# Given exercise:
Your task is to reproduce, verbatim and without pictures, the lines from the opening of the listing through the line containing "values = [166.7, 5.3, -19.8, 6.2, 5.7, 15.1, 11.3, 0]".

# Information provided:

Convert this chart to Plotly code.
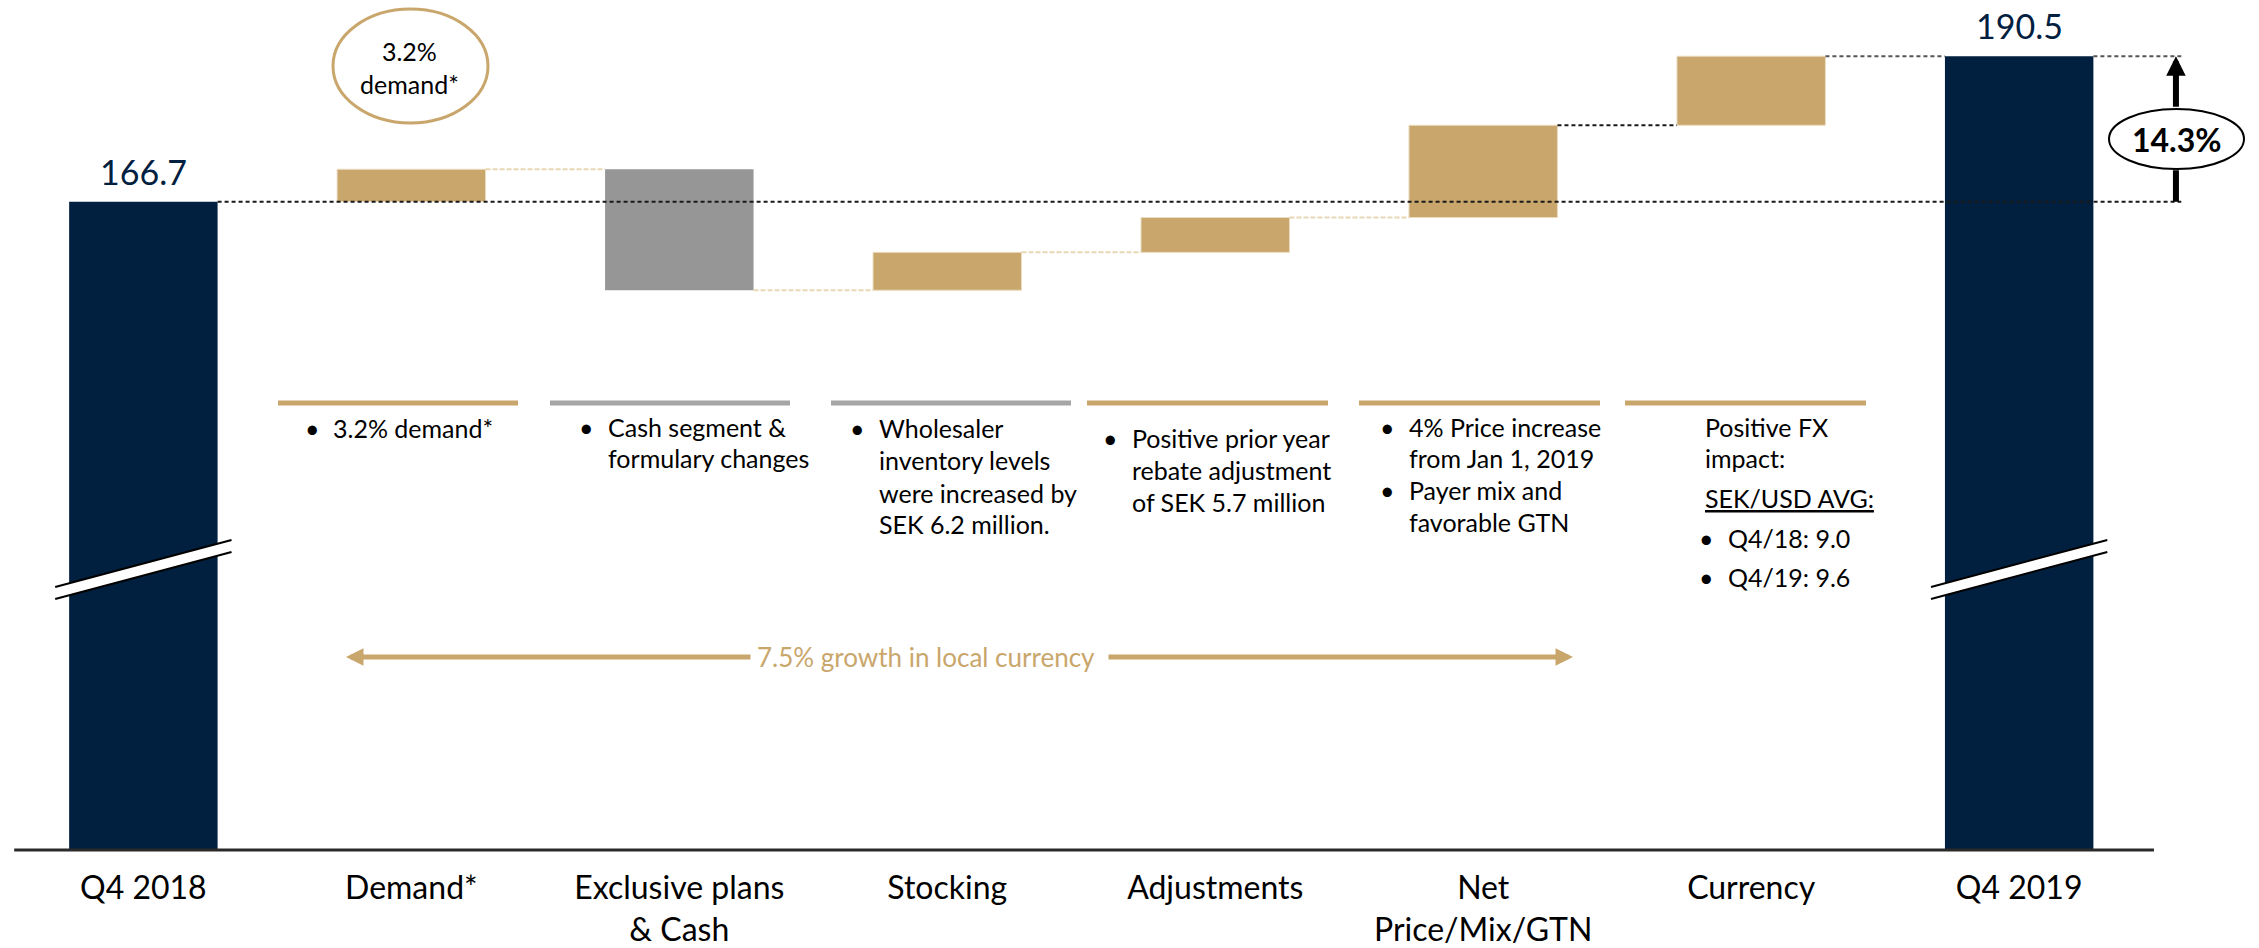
import plotly.graph_objects as go

# ---- data -------------------------------------------------------------
categories = [
    "Q4 2018", "Demand*", "Exclusive plans<br>& Cash", "Stocking",
    "Adjustments", "Net<br>Price/Mix/GTN", "Currency", "Q4 2019",
]
measures = ["absolute", "relative", "relative", "relative",
            "relative", "relative", "relative", "total"]
values = [166.7, 5.3, -19.8, 6.2, 5.7, 15.1, 11.3, 0]

growth_total = "14.3%"
growth_local = "7.5% growth in local currency"
demand_badge = "3.2%<br>demand*"

# commentary under each step: (bullet, text) per line
notes = [
    [("•", "3.2% demand*")],
    [("•", "Cash segment &"), ("", "formulary changes")],
    [("•", "Wholesaler"), ("", "inventory levels"), ("", "were increased by"),
     ("", "SEK 6.2 million.")],
    [("•", "Positive prior year"), ("", "rebate adjustment"), ("", "of SEK 5.7 million")],
    [("•", "4% Price increase"), ("", "from Jan 1, 2019"), ("•", "Payer mix and"),
     ("", "favorable GTN")],
    [("", "Positive FX"), ("", "impact:"), ("", "<u>SEK/USD AVG:</u>"),
     ("•", "Q4/18: 9.0"), ("•", "Q4/19: 9.6")],
]

# ---- running levels ---------------------------------------------------
levels = []
run = 0.0
for m, v in zip(measures, values):
    if m == "absolute":
        run = v
    elif m == "relative":
        run += v
    levels.append(round(run, 1))

# ---- styling ----------------------------------------------------------
NAVY = "#01203F"
GOLD = "#C9A66B"
GREY = "#969696"
SEP_GREY = "#A6A6A6"
LIGHT = "#E8D7B4"
DARK = "#1a1a1a"
FONT = "Lato, Carlito, Calibri, sans-serif"

W, H = 2259, 948
PLOT_H = 850
XR = [-0.535, 7.895]
YR = [60.6, 199.7]
BW = 0.554


def px(x):
    return x / W


def py(y):
    return 1 - y / PLOT_H


fig = go.Figure()
fig.add_trace(go.Waterfall(
    x=categories, y=values, measure=measures, width=BW,
    increasing=dict(marker=dict(color=GOLD, line=dict(color="#EADCC0", width=1))),
    decreasing=dict(marker=dict(color=GREY, line=dict(width=0))),
    totals=dict(marker=dict(color=NAVY, line=dict(width=0))),
    connector=dict(visible=False),
    textinfo="none", hoverinfo="skip",
))

shapes = []
annotations = []
n = len(categories)
arrow_x = 7.585

# connectors between consecutive steps
conn_style = [None, LIGHT, LIGHT, LIGHT, LIGHT, DARK, "#555555"]
for i in range(1, n - 1):
    c = conn_style[i]
    dash = "4px,3px" if c != LIGHT else "5px,2px"
    shapes.append(dict(type="line", xref="x", yref="y",
                       x0=i + BW / 2, x1=i + 1 - BW / 2, y0=levels[i], y1=levels[i],
                       line=dict(color=c, width=2, dash=dash)))
# reference lines for start and end levels
shapes.append(dict(type="line", xref="x", yref="y", x0=BW / 2, x1=arrow_x + 0.02,
                   y0=levels[0], y1=levels[0],
                   line=dict(color=DARK, width=2, dash="4px,3px")))
shapes.append(dict(type="line", xref="x", yref="y", x0=n - 1 + BW / 2, x1=arrow_x + 0.02,
                   y0=levels[-1], y1=levels[-1],
                   line=dict(color="#555555", width=2, dash="4px,3px")))

# baseline
shapes.append(dict(type="line", xref="x", yref="paper", x0=-0.482, x1=7.503, y0=0, y1=0,
                   line=dict(color="#2a2a2a", width=3)))

# axis break marks on the two total bars
for i in (0, n - 1):
    xa, xb = i - BW / 2 - 0.052, i + BW / 2 + 0.052
    ya0, yb0 = py(587), py(540)
    ya1, yb1 = py(599), py(552)
    shapes.append(dict(type="path", xref="x", yref="paper",
                       path=f"M{xa},{ya0} L{xb},{yb0} L{xb},{yb1} L{xa},{ya1} Z",
                       fillcolor="white", line=dict(width=0)))
    for ya, yb in ((ya0, yb0), (ya1, yb1)):
        shapes.append(dict(type="line", xref="x", yref="paper", x0=xa, x1=xb, y0=ya, y1=yb,
                           line=dict(color="black", width=2)))

# value labels on the totals
for i in (0, n - 1):
    annotations.append(dict(x=i, y=levels[i], xref="x", yref="y", text=f"{levels[i]:.1f}",
                            showarrow=False, xanchor="center", yanchor="bottom", yshift=8,
                            font=dict(family=FONT, size=34, color=NAVY)))

# 3.2% demand badge
shapes.append(dict(type="circle", xref="paper", yref="paper",
                   x0=px(333), x1=px(488), y0=py(123), y1=py(9),
                   line=dict(color=GOLD, width=3), fillcolor="white"))
annotations.append(dict(x=px(410), y=py(67), xref="paper", yref="paper", text=demand_badge,
                        showarrow=False, xanchor="center", yanchor="middle",
                        font=dict(family=FONT, size=25, color="black")))

# 14.3% growth arrow
annotations.append(dict(x=arrow_x, y=levels[0], xref="x", yref="y", text="",
                        showarrow=True, arrowhead=0, arrowwidth=6, arrowcolor="black",
                        ax=0, ay=-33))
annotations.append(dict(x=arrow_x, y=levels[-1], xref="x", yref="y", text="",
                        showarrow=True, arrowhead=2, arrowsize=0.65, arrowwidth=6,
                        arrowcolor="black", ax=0, ay=52))
shapes.append(dict(type="circle", xref="paper", yref="paper",
                   x0=px(2109), x1=px(2244), y0=py(169), y1=py(109),
                   line=dict(color="black", width=2), fillcolor="white"))
annotations.append(dict(x=px(2177), y=py(139), xref="paper", yref="paper",
                        text=f"<b>{growth_total}</b>", showarrow=False,
                        xanchor="center", yanchor="middle",
                        font=dict(family=FONT, size=32, color="black")))

# separators above commentary
seps = [(278, 518, GOLD), (550, 790, SEP_GREY), (831, 1071, SEP_GREY),
        (1087, 1328, GOLD), (1359, 1600, GOLD), (1625, 1866, GOLD)]
for x0, x1, c in seps:
    shapes.append(dict(type="line", xref="paper", yref="paper", x0=px(x0), x1=px(x1),
                       y0=py(403), y1=py(403), line=dict(color=c, width=5)))

# commentary text
note_pos = [
    (312, 331, [428]),
    (586, 606, [427, 458]),
    (857, 877, [428, 460, 493, 524]),
    (1110, 1130, [438, 470, 502]),
    (1387, 1407, [427, 458, 490, 522]),
    (1706, 1703, [427, 458, 498, 538, 577]),
]
for block, (bx, tx, ys) in zip(notes, note_pos):
    for (b, t), yy in zip(block, ys):
        x_text = tx
        if b:
            annotations.append(dict(x=px(bx), y=py(yy), xref="paper", yref="paper", text=b,
                                    showarrow=False, xanchor="center", yanchor="middle",
                                    font=dict(family=FONT, size=25, color="black")))
            if bx > 1700:
                x_text = 1726
        annotations.append(dict(x=px(x_text), y=py(yy), xref="paper", yref="paper", text=t,
                                showarrow=False, xanchor="left", yanchor="middle",
                                font=dict(family=FONT, size=25, color="black")))

# local currency growth arrow
annotations.append(dict(x=px(926), y=py(657), xref="paper", yref="paper", text=growth_local,
                        showarrow=False, xanchor="center", yanchor="middle",
                        font=dict(family=FONT, size=26, color=GOLD)))
annotations.append(dict(x=px(346), y=py(657), xref="paper", yref="paper", text="",
                        showarrow=True, arrowhead=2, arrowsize=0.7, arrowwidth=5,
                        arrowcolor=GOLD, ax=752 - 346, ay=0))
annotations.append(dict(x=px(1573), y=py(657), xref="paper", yref="paper", text="",
                        showarrow=True, arrowhead=2, arrowsize=0.7, arrowwidth=5,
                        arrowcolor=GOLD, ax=1107 - 1573, ay=0))

fig.update_layout(
    width=W, height=H,
    margin=dict(l=0, r=0, t=0, b=H - PLOT_H),
    paper_bgcolor="white", plot_bgcolor="white",
    showlegend=False,
    font=dict(family=FONT),
    xaxis=dict(type="category", range=XR, showgrid=False, zeroline=False, showline=False,
               ticks="", ticklabelstandoff=16,
               tickfont=dict(family=FONT, size=32, color="black"),
               fixedrange=True),
    yaxis=dict(range=YR, visible=False, fixedrange=True),
    shapes=shapes,
    annotations=annotations,
)

fig.write_html("out.html")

# Exercise response:
Convert this chart to Plotly code.
import plotly.graph_objects as go

# ---- data -------------------------------------------------------------
categories = [
    "Q4 2018", "Demand*", "Exclusive plans<br>& Cash", "Stocking",
    "Adjustments", "Net<br>Price/Mix/GTN", "Currency", "Q4 2019",
]
measures = ["absolute", "relative", "relative", "relative",
            "relative", "relative", "relative", "total"]
values = [166.7, 5.3, -19.8, 6.2, 5.7, 15.1, 11.3, 0]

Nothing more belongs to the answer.